Le catalogue édité en parallèle de
l’exposition Bénédicte Hébert ne se réduit pas à un simple recueil des photos
que l’on pourra venir admirer, à partir du 27 janvier 2009, à la galerie
Christophe Gaillard ou au Centre d’Art Contemporain de Caen (depuis le 17
janvier). C’est un véritable livre. En regard des cinquante œuvres de l’artiste
reproduites en pleine page, le texte de Benoit Casas invite le lecteur à saisir
toute la teneur d’un travail intimiste. Benoit Casas joue le jeu de Bénédicte
Hébert en nous conviant à la lecture – contemplation sur une apostrophe
« ça vous regarde », mais nous y introduit progressivement avec poésie en
déroulant son récit de strophe en strophe comme sur des pas japonais. L’incipit
plante le décor et nous invite d’emblée à considérer le musée comme un lieu de
vie, d’aventures, d’événements « il s’y passe de drôles de choses ». Nous
pénétrons ensuite dans les salles et les couloirs sur un effet de travelling
avant, avant de découvrir l’action : « un spectateur s’arrête ».

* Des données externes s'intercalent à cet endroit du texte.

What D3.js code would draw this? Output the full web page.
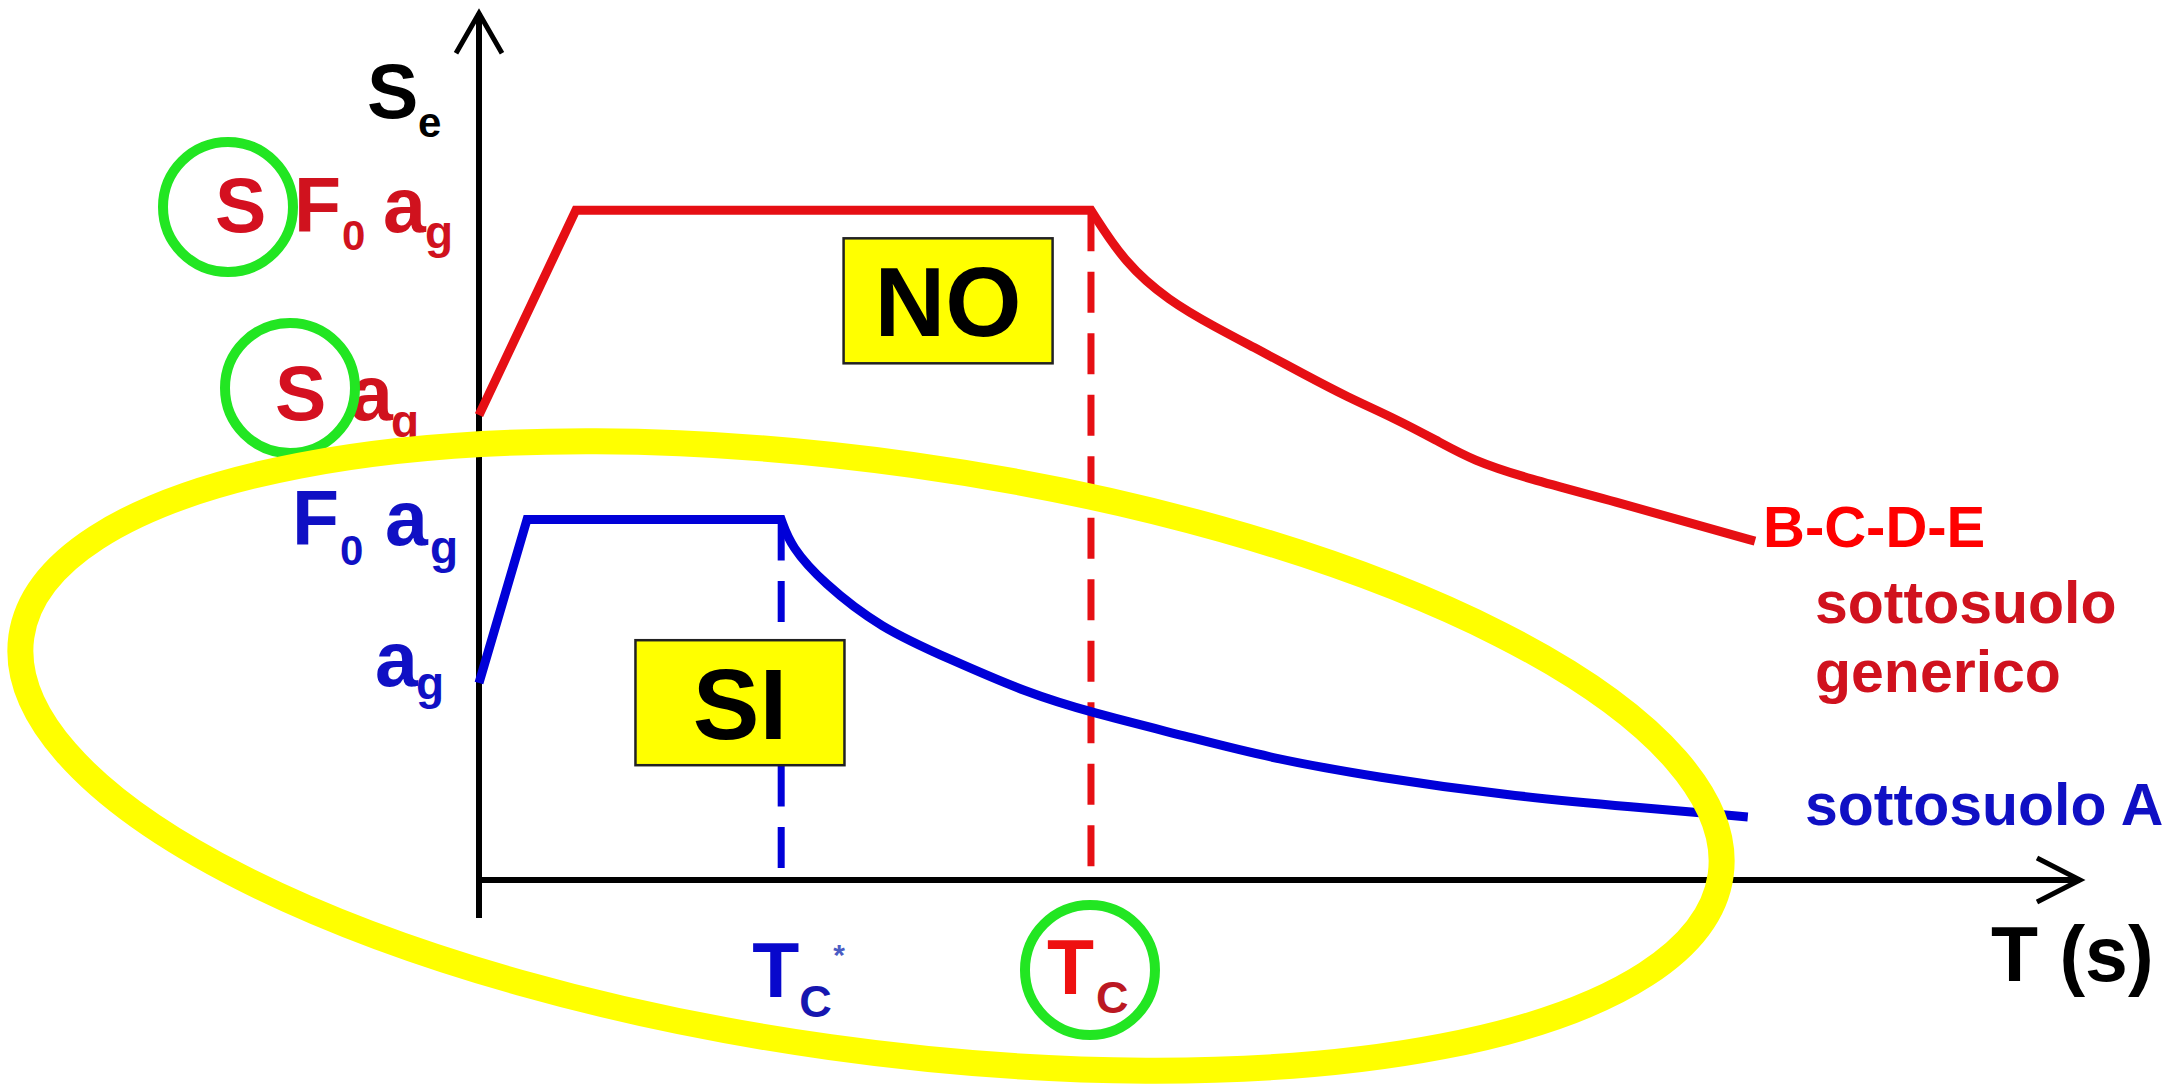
<!DOCTYPE html>
<html>
<head>
<meta charset="utf-8">
<script src="https://cdn.jsdelivr.net/npm/d3@7"></script>
<style>
  html, body { margin: 0; padding: 0; background: #ffffff; }
  svg { display: block; }
  text { font-family: "Liberation Sans", Arial, Helvetica, sans-serif; font-weight: bold; }
</style>
</head>
<body>
<svg id="chart" width="2179" height="1084"></svg>
<script>
// Elastic response spectrum Se(T): generic subsoil (B-C-D-E) against subsoil A.
// Periods in seconds, spectral ordinates in multiples of a_g.
const periodsGeneric = [0, 0.242, 1.529, 1.614, 1.724, 1.836, 1.949, 2.059, 2.171, 2.281, 2.394, 2.483, 2.616, 2.841, 3.064, 3.188];
const seGeneric      = [2.36, 3.40, 3.40, 3.13, 2.94, 2.81, 2.69, 2.57, 2.45, 2.35, 2.23, 2.13, 2.04, 1.92, 1.79, 1.72];

const periodsA = [0, 0.12, 0.755, 0.780, 0.859, 1.002, 1.177, 1.369, 1.529, 1.766, 1.974, 2.246, 2.563, 2.883, 3.170];
const seA      = [1.00, 1.83, 1.83, 1.69, 1.51, 1.28, 1.12, 0.95, 0.85, 0.73, 0.62, 0.52, 0.43, 0.37, 0.32];

// Corner periods T_C of the constant-acceleration branch
const cornerPeriodNames = ["generic", "A"];
const cornerPeriods     = [1.529, 0.755];

// Ordinates marked on the Se axis
const seLevelNames  = ["S F0 ag", "S ag", "F0 ag", "ag"];
const seLevelValues = [3.40, 2.36, 1.83, 1.00];

// Curve labels
const seriesNames = ["B-C-D-E", "sottosuolo generico", "sottosuolo A"];

const svg = d3.select("#chart");

const x = d3.scaleLinear().domain([0, 4]).range([479, 2080]);
const y = d3.scaleLinear().domain([0, 4.4]).range([880, 13.2]);

const RED = "#e60f14", BLUE = "#0000d8";
const RED_TXT = "#d0121e", BLUE_TXT = "#1010c4";

// ---- axes ----
const axes = svg.append("g").attr("stroke", "#000");
axes.append("line")
  .attr("x1", x(0)).attr("x2", x(0))
  .attr("y1", y.range()[1]).attr("y2", y(0) + 38)
  .attr("stroke-width", 6);
axes.append("line")
  .attr("x1", x(0) - 3).attr("x2", x.range()[1])
  .attr("y1", y(0)).attr("y2", y(0))
  .attr("stroke-width", 6);
axes.append("path")
  .attr("d", `M${x(0) - 23},${y.range()[1] + 40} L${x(0)},${y.range()[1]} L${x(0) + 23},${y.range()[1] + 40}`)
  .attr("fill", "none").attr("stroke-width", 5);
axes.append("path")
  .attr("d", `M${x.range()[1] - 43},${y(0) - 22} L${x.range()[1]},${y(0)} L${x.range()[1] - 43},${y(0) + 22}`)
  .attr("fill", "none").attr("stroke-width", 5);

// ---- dashed verticals at the corner periods ----
const plateau = { generic: seGeneric[1], A: seA[1] };
const dashColor = { generic: RED, A: BLUE };
cornerPeriodNames.forEach((name, i) => {
  svg.append("line")
    .attr("x1", x(cornerPeriods[i])).attr("x2", x(cornerPeriods[i]))
    .attr("y1", y(plateau[name])).attr("y2", y(0))
    .attr("stroke", dashColor[name])
    .attr("stroke-width", 7)
    .attr("stroke-dasharray", "41 20.5");
});

// ---- spectra: straight rise and plateau, smooth descending branch ----
const straight = d3.line().x(d => x(d[0])).y(d => y(d[1]));
const smooth = d3.line().x(d => x(d[0])).y(d => y(d[1])).curve(d3.curveBasis);
function spectrumPath(ts, ses) {
  const pts = d3.zip(ts, ses);
  const head = straight(pts.slice(0, 3));
  const tail = smooth(pts.slice(2)).replace(/^M/, "L");
  return head + tail;
}
svg.append("path")
  .attr("d", spectrumPath(periodsGeneric, seGeneric))
  .attr("fill", "none").attr("stroke", RED).attr("stroke-width", 9)
  .attr("stroke-linejoin", "miter");
svg.append("path")
  .attr("d", spectrumPath(periodsA, seA))
  .attr("fill", "none").attr("stroke", BLUE).attr("stroke-width", 9)
  .attr("stroke-linejoin", "miter");

// ---- composite labels: one text, pieces [text, fontSize, dx, dy, colour] ----
function label(x0, y0, parts) {
  const t = svg.append("text");
  parts.forEach(([s, size, dx, dy, col]) => {
    t.append("tspan")
      .attr("x", x0 + dx).attr("y", y0 + dy)
      .attr("font-size", size)
      .attr("fill", col)
      .text(s);
  });
  return t;
}

// Se axis title
label(367, 118, [["S", 77, 0, 0, "#000"], ["e", 42, 51, 19, "#000"]]);

// Se levels
const levelLabels = {
  "S F0 ag": { x: 215, dy: 22, parts: [["S", 77, 0, 0, "#d41020"], ["F", 77, 79, 0, RED_TXT], ["0", 42, 127, 18, RED_TXT], ["a", 77, 168, 0, RED_TXT], ["g", 46, 210, 16, RED_TXT]] },
  "S ag":    { x: 275, dy: 5,  parts: [["S", 77, 0, 0, "#d41020"], ["a", 77, 75, 0, RED_TXT], ["g", 46, 116, 17, RED_TXT]] },
  "F0 ag":   { x: 292, dy: 26, parts: [["F", 77, 0, 0, BLUE_TXT], ["0", 42, 48, 20, BLUE_TXT], ["a", 77, 93, 0, BLUE_TXT], ["g", 46, 138, 18, BLUE_TXT]] },
  "ag":      { x: 375, dy: 3,  parts: [["a", 77, 0, 0, BLUE_TXT], ["g", 46, 41, 13, BLUE_TXT]] }
};
seLevelNames.forEach((name, i) => {
  const L = levelLabels[name];
  label(L.x, y(seLevelValues[i]) + L.dy, L.parts);
});

// Period labels
label(x(cornerPeriods[1]) - 29, 997, [["T", 77, 0, 0, "#0808cc"], ["C", 45, 47, 20, "#1616b0"], ["*", 30, 81, -32, "#4a5cc4"]]);
label(x(cornerPeriods[0]) - 44, 994, [["T", 77, 0, 0, "#ee1010"], ["C", 45, 49, 19, "#bb1822"]]);
label(1991, 981, [["T (s)", 77, 0, 0, "#000"]]);

// Series labels
svg.append("text").attr("x", 1763).attr("y", 547).attr("font-size", 58).attr("fill", "#ff0000").text(seriesNames[0]);
const gen = seriesNames[1].split(" ");
svg.append("text").attr("x", 1815).attr("y", 623).attr("font-size", 59).attr("fill", RED_TXT).text(gen[0]);
svg.append("text").attr("x", 1815).attr("y", 692).attr("font-size", 59).attr("fill", RED_TXT).text(gen[1]);
svg.append("text").attr("x", 1805).attr("y", 825).attr("font-size", 59).attr("fill", BLUE_TXT).text(seriesNames[2]);

// ---- verdict boxes ----
const boxes = [
  { text: "NO", t: 1.172, se: 2.94, size: 98 },
  { text: "SI", t: 0.652, se: 0.90, size: 100 }
];
const BW = 209, BH = 125;
boxes.forEach(b => {
  const cx = x(b.t), cy = y(b.se);
  svg.append("rect")
    .attr("x", cx - BW / 2).attr("y", cy - BH / 2)
    .attr("width", BW).attr("height", BH)
    .attr("fill", "#ffff00").attr("stroke", "#222").attr("stroke-width", 2.5);
  svg.append("text")
    .attr("x", cx).attr("y", cy + b.size * 0.36)
    .attr("text-anchor", "middle")
    .attr("font-size", b.size).attr("fill", "#000")
    .text(b.text);
});

// ---- highlight rings around the soil factor S and T_C ----
const rings = [[228, 207], [290, 388], [x(cornerPeriods[0]) - 1, 970]];
svg.selectAll("circle.ring").data(rings).join("circle")
  .attr("class", "ring")
  .attr("cx", d => d[0]).attr("cy", d => d[1]).attr("r", 65)
  .attr("fill", "none").attr("stroke", "#22e622").attr("stroke-width", 10);

// ---- ellipse enclosing the subsoil-A spectrum ----
svg.append("ellipse")
  .attr("cx", 871).attr("cy", 756).attr("rx", 858).attr("ry", 294)
  .attr("transform", "rotate(8 871 756)")
  .attr("fill", "none").attr("stroke", "#ffff00").attr("stroke-width", 26);
</script>
</body>
</html>
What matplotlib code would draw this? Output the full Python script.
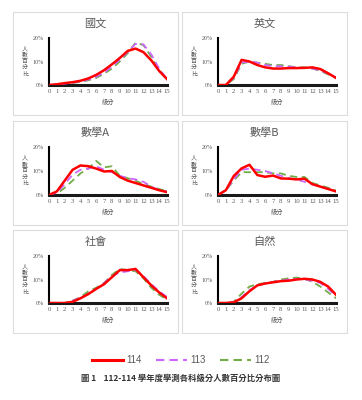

L’artiste en mission, autre anonyme du musée cachée derrière ses initiales,
procède alors à la « saisie de face-à-face ». La sensualité du travail de
Bénédicte Hébert est développée tout au long de l’expérience littéraire de
l’œuvre, l’auteur parle d’ailleurs « d’effeuillage des regards »
quand il décrit le procédé de mise en abîme, ou encore de « corps à corps
», il n’hésite pas non plus à en franchir les limites en invoquant le
« peep show ». On découvre que Benoit Casas n’est pas avare non plus de
prose discursive si nécessaire (le langage métaphorique utilisé lui donne
néanmoins la légèreté de l’humour sans porter atteinte à la crédibilité du
discours) lorsqu’il nous explique pourquoi la démarche de Bénédicte Hébert
n’est pas « photographier dans un champ des vaches qui s’arrêtent pour
regarder passer un train ». Il s’agit de tout autre chose, et de révéler, entre
autres, que l’art exerce une force active, visible, atemporelle. En fin de
catalogue, le texte du critique Yann Ricordel situe Bénédicte Hébert dans une
histoire de l’art plus générale et souligne l’originalité de sa démarche. En
repérant une confrontation entre deux medium dans la même image, il définit le
travail de Bénédicte Hébert comme un « acte de regard ». Cette dynamique
est rendue par l’effet de plaquage du spectateur sur la peinture ainsi que le
surcadrage qui fait que le tableau déborde le cadre photographique : le
regard est concentré sur le détail, et c’est bien cela qui permet à la
photographie de Bénédicte Hébert de dégager autant de sensualité.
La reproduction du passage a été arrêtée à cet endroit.